Please return exactly the run of lines that begins with the line containing "What Apache ECharts" and ends with the line containing "const pair = (xs, ys)", pictures excluded.

### [Entries provided]
———
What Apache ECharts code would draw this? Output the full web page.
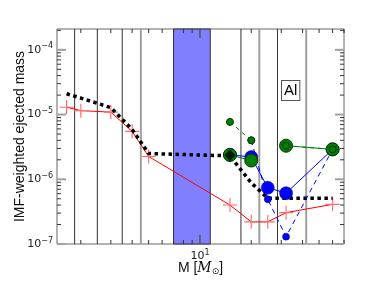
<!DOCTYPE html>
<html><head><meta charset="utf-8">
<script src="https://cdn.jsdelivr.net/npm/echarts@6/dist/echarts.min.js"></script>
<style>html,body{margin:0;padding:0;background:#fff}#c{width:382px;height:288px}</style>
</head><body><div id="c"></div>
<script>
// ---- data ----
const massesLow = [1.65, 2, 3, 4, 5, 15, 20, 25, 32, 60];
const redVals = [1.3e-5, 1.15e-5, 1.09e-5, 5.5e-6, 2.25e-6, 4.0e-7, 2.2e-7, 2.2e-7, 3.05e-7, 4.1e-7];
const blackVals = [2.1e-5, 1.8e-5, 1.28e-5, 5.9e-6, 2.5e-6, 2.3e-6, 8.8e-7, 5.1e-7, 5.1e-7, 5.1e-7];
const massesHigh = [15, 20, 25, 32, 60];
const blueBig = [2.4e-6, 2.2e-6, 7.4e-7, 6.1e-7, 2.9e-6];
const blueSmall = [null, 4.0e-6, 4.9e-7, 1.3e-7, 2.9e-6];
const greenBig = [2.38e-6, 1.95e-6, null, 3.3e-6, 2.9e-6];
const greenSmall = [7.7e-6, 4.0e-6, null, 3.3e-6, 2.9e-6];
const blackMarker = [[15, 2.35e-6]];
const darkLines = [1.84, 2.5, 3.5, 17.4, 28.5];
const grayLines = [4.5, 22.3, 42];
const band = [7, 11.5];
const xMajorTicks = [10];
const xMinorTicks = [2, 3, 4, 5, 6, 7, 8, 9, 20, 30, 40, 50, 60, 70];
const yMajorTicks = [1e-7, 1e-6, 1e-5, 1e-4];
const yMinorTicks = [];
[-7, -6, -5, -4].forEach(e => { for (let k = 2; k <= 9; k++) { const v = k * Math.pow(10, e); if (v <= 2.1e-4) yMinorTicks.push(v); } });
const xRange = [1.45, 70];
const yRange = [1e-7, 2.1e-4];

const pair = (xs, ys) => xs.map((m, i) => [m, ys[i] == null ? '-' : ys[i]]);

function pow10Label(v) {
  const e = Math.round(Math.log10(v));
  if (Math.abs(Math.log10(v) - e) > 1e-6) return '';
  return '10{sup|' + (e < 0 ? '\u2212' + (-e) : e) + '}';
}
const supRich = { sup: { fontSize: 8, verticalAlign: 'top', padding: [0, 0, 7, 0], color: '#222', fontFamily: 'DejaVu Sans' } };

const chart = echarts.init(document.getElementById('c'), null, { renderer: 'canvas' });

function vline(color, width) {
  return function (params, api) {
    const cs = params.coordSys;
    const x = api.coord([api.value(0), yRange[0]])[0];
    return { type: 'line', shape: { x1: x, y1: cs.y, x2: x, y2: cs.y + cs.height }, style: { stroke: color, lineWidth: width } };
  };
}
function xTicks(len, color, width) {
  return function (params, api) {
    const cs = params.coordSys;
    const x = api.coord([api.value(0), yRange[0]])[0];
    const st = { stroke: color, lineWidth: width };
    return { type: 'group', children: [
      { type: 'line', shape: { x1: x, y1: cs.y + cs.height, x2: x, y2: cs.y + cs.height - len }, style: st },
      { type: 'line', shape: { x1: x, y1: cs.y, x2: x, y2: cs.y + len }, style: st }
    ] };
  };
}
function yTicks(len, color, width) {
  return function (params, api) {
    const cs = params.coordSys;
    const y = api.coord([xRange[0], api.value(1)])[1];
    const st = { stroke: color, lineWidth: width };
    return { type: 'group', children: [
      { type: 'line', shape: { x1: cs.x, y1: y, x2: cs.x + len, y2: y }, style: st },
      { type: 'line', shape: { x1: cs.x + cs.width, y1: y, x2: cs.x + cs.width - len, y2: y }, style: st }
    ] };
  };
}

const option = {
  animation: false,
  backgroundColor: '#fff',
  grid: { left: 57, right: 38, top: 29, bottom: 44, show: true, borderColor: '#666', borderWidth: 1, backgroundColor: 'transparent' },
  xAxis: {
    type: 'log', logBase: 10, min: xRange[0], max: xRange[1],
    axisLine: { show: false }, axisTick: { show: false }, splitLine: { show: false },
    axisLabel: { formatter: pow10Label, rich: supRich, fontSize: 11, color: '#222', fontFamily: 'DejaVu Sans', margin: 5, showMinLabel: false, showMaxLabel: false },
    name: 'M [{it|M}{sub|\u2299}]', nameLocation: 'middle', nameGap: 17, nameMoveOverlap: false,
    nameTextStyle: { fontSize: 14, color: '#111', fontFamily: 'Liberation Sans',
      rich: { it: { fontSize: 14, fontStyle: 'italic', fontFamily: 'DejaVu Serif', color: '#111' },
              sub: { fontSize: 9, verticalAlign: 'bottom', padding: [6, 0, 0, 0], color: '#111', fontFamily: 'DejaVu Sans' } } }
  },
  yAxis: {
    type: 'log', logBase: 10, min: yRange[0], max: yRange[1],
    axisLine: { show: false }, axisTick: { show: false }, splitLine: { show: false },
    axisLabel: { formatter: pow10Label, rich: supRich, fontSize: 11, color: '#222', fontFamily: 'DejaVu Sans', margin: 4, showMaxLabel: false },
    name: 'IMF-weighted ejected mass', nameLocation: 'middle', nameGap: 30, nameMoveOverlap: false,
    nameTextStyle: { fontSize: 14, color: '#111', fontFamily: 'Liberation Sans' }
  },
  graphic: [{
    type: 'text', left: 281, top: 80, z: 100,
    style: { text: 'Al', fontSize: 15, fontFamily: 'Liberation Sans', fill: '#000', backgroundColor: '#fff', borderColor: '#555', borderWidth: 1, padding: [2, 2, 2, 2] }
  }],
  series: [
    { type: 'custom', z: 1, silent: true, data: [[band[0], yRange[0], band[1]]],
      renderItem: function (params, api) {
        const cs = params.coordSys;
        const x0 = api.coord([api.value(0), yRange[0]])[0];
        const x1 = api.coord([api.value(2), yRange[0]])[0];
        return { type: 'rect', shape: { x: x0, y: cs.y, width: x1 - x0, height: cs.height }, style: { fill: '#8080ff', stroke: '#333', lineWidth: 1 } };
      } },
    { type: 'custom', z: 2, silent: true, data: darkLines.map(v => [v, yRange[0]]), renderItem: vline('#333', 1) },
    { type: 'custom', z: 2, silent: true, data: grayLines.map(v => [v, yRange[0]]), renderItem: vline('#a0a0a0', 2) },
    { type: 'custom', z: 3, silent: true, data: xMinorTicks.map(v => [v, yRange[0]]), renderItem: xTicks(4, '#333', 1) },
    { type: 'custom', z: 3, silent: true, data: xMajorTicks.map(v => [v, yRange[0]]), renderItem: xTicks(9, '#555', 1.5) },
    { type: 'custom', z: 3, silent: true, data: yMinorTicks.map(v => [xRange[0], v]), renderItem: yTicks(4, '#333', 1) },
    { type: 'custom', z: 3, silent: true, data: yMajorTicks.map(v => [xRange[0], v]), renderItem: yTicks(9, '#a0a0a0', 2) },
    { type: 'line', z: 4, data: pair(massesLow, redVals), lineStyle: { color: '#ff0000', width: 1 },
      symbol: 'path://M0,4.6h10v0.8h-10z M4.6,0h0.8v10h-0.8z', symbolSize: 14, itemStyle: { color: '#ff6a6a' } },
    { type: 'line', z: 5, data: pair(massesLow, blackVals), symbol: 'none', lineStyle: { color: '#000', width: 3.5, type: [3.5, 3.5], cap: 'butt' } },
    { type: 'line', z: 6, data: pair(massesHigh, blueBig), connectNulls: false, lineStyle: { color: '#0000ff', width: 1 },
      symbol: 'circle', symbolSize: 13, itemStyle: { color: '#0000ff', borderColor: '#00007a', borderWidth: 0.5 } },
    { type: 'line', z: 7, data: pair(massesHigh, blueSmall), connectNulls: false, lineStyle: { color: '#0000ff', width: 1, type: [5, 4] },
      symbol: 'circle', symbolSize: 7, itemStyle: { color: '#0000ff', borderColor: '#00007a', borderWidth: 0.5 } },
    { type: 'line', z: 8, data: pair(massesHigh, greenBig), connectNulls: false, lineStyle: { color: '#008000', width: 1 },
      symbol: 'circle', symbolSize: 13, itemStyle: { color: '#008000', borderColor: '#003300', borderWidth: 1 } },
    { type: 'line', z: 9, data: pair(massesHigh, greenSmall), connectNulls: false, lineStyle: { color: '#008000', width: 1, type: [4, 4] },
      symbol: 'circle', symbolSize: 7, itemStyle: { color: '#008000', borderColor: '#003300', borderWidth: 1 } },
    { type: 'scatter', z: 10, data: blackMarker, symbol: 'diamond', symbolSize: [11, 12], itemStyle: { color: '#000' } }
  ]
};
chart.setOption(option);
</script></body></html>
———
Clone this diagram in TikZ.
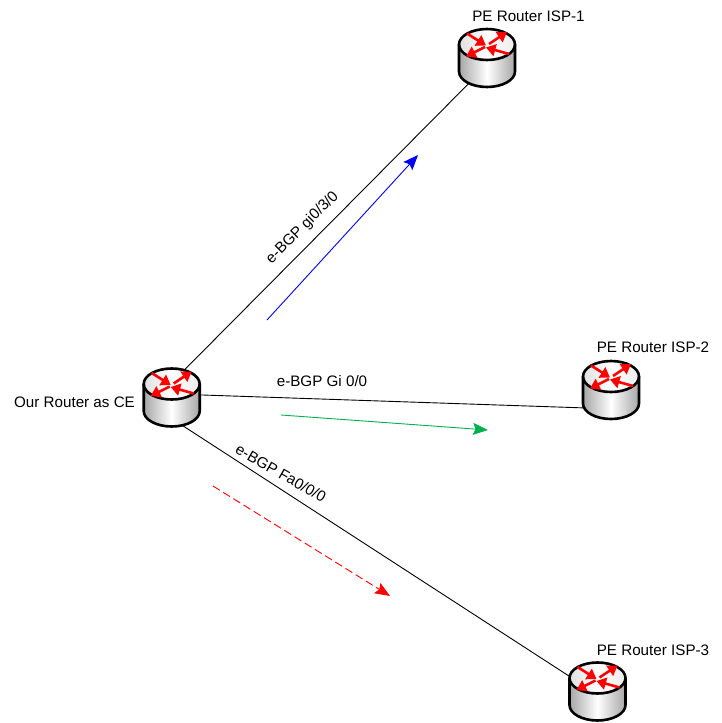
———
### [Exercise answer]
What Apache ECharts code would draw this? Output the full web page.
<!DOCTYPE html>
<html><head><meta charset="utf-8">
<script src="https://cdn.jsdelivr.net/npm/echarts@6/dist/echarts.min.js"></script>
<style>html,body{margin:0;padding:0;background:#fff}#c{width:382px;height:288px}</style>
</head><body><div id="c"></div>
<script>
// ---- data ----
const massesLow = [1.65, 2, 3, 4, 5, 15, 20, 25, 32, 60];
const redVals = [1.3e-5, 1.15e-5, 1.09e-5, 5.5e-6, 2.25e-6, 4.0e-7, 2.2e-7, 2.2e-7, 3.05e-7, 4.1e-7];
const blackVals = [2.1e-5, 1.8e-5, 1.28e-5, 5.9e-6, 2.5e-6, 2.3e-6, 8.8e-7, 5.1e-7, 5.1e-7, 5.1e-7];
const massesHigh = [15, 20, 25, 32, 60];
const blueBig = [2.4e-6, 2.2e-6, 7.4e-7, 6.1e-7, 2.9e-6];
const blueSmall = [null, 4.0e-6, 4.9e-7, 1.3e-7, 2.9e-6];
const greenBig = [2.38e-6, 1.95e-6, null, 3.3e-6, 2.9e-6];
const greenSmall = [7.7e-6, 4.0e-6, null, 3.3e-6, 2.9e-6];
const blackMarker = [[15, 2.35e-6]];
const darkLines = [1.84, 2.5, 3.5, 17.4, 28.5];
const grayLines = [4.5, 22.3, 42];
const band = [7, 11.5];
const xMajorTicks = [10];
const xMinorTicks = [2, 3, 4, 5, 6, 7, 8, 9, 20, 30, 40, 50, 60, 70];
const yMajorTicks = [1e-7, 1e-6, 1e-5, 1e-4];
const yMinorTicks = [];
[-7, -6, -5, -4].forEach(e => { for (let k = 2; k <= 9; k++) { const v = k * Math.pow(10, e); if (v <= 2.1e-4) yMinorTicks.push(v); } });
const xRange = [1.45, 70];
const yRange = [1e-7, 2.1e-4];

const pair = (xs, ys) => xs.map((m, i) => [m, ys[i] == null ? '-' : ys[i]]);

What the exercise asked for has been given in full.